=== Problem requirements ===
Read the lines below. Copy out any that hold the string "chart".

=== Provided material ===
--- Start ---

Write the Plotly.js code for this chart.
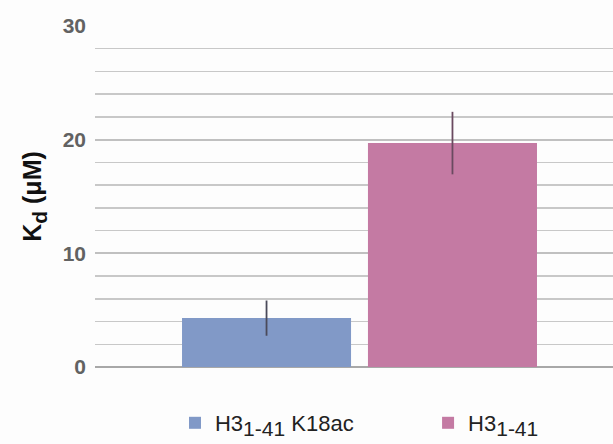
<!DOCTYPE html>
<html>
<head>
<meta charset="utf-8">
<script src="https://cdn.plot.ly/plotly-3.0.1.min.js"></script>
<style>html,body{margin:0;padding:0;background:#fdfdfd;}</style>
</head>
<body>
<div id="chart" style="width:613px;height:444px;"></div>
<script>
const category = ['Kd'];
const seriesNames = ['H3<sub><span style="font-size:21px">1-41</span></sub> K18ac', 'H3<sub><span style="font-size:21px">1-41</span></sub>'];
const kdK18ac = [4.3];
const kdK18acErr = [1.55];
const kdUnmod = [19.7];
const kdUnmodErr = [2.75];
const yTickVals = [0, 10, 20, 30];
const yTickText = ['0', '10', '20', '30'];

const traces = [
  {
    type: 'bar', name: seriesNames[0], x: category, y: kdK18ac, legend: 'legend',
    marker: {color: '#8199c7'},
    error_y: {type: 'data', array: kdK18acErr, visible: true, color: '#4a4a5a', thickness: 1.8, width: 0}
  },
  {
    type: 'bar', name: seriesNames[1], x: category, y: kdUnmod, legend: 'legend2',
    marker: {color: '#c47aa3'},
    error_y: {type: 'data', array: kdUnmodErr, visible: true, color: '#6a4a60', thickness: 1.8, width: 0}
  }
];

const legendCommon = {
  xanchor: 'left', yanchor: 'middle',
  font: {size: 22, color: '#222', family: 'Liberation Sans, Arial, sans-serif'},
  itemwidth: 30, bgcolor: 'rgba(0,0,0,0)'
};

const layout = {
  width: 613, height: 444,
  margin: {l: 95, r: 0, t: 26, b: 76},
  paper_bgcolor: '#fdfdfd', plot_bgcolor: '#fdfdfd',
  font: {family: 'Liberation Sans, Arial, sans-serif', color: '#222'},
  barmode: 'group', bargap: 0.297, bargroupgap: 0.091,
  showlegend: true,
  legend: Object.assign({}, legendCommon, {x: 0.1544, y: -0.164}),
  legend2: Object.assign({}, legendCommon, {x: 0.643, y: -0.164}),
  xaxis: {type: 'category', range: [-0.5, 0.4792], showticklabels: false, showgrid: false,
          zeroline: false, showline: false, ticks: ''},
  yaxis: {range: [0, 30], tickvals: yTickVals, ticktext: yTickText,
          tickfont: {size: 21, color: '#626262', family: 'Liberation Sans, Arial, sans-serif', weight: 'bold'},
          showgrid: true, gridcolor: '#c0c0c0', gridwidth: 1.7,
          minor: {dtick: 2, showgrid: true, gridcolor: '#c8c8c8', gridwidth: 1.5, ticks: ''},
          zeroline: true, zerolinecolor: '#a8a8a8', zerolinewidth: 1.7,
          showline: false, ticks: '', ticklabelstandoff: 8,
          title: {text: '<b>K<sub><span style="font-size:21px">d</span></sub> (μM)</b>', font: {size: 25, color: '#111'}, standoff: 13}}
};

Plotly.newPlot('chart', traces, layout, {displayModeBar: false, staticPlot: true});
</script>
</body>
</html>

--- End ---

=== Final result ===
Write the Plotly.js code for this chart.
<div id="chart" style="width:613px;height:444px;"></div>
Plotly.newPlot('chart', traces, layout, {displayModeBar: false, staticPlot: true});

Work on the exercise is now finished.